Matrix elements of Fourier Integral Operators

TL;DR

This paper investigates the semi-classical limits of matrix elements of eigenfunctions of the Laplacian with respect to Fourier integral operators on compact Riemannian manifolds, revealing how these limits relate to the invariance of the canonical relation under geodesic flow.

Contribution

It extends the analysis of matrix elements from pseudo-differential operators to Fourier integral operators, elucidating the role of canonical relation invariance in semi-classical limits.

Findings

Matrix elements tend to zero when the canonical relation is almost nowhere invariant.

Limit states are invariant measures on the canonical relation.
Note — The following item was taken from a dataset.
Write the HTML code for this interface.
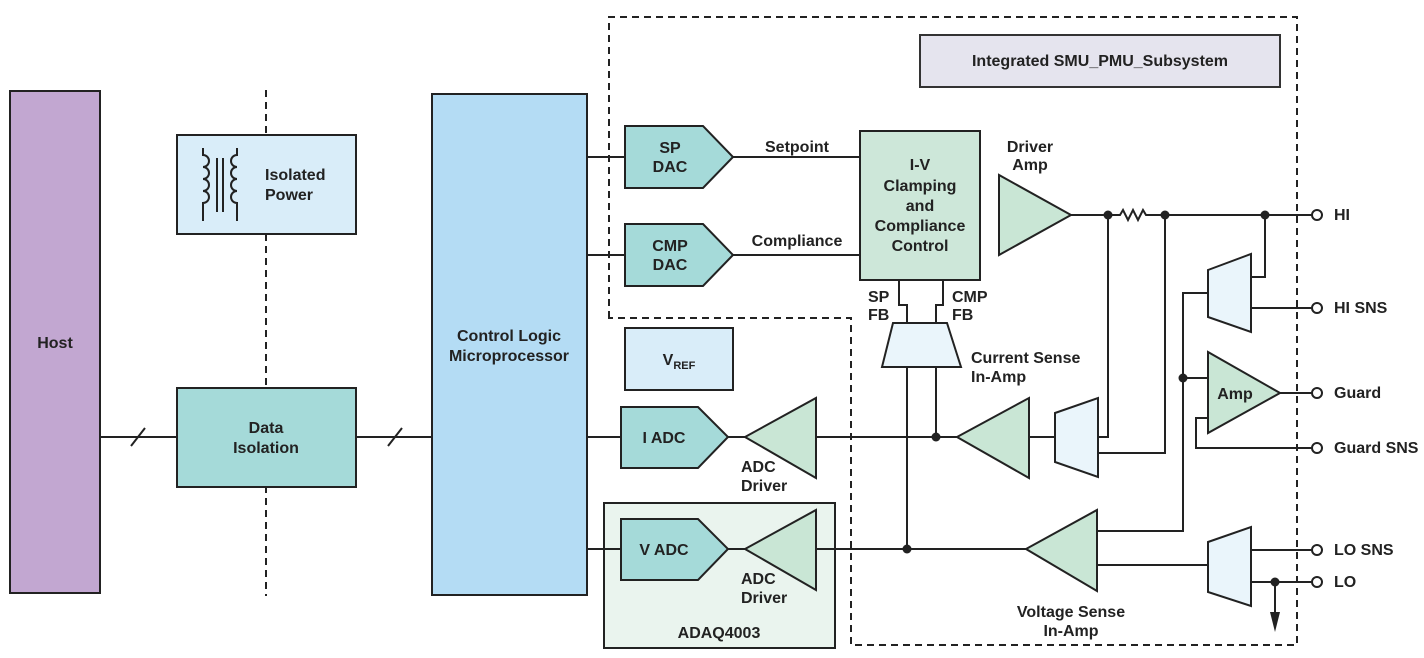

Invariance properties of limit states are explained, including for Hecke operators.

Abstract

This article is concerned with the semi-classical limits of matrix elements $<F \phi_j, \phi_j>$ of eigenfunctions of the Laplacian $\Delta_g$ of a compact Riemannian manifold $(M, g)$ with respect to a Fourier integral operator $F$ on $L^2(M)$. Many results exist for the case where $F$ is a pseudo-differential operator, but matrix elements of Fourier integral operators involve new considerations. The limits reflect the extent to which the canonical relation of $F$ is invariant under the geodesic flow of $(M, g)$. When the canonical relation is almost nowhere invariant, a density one subsequence of the matrix elements tends to zero (related results arose first in the study of quantum ergodic restriction theorems). The limit states are invariant measures on the canonical relation of $F$ and their invariance properties are explained. The invariance properties in the case of Hecke operators answers an old question raised by the author.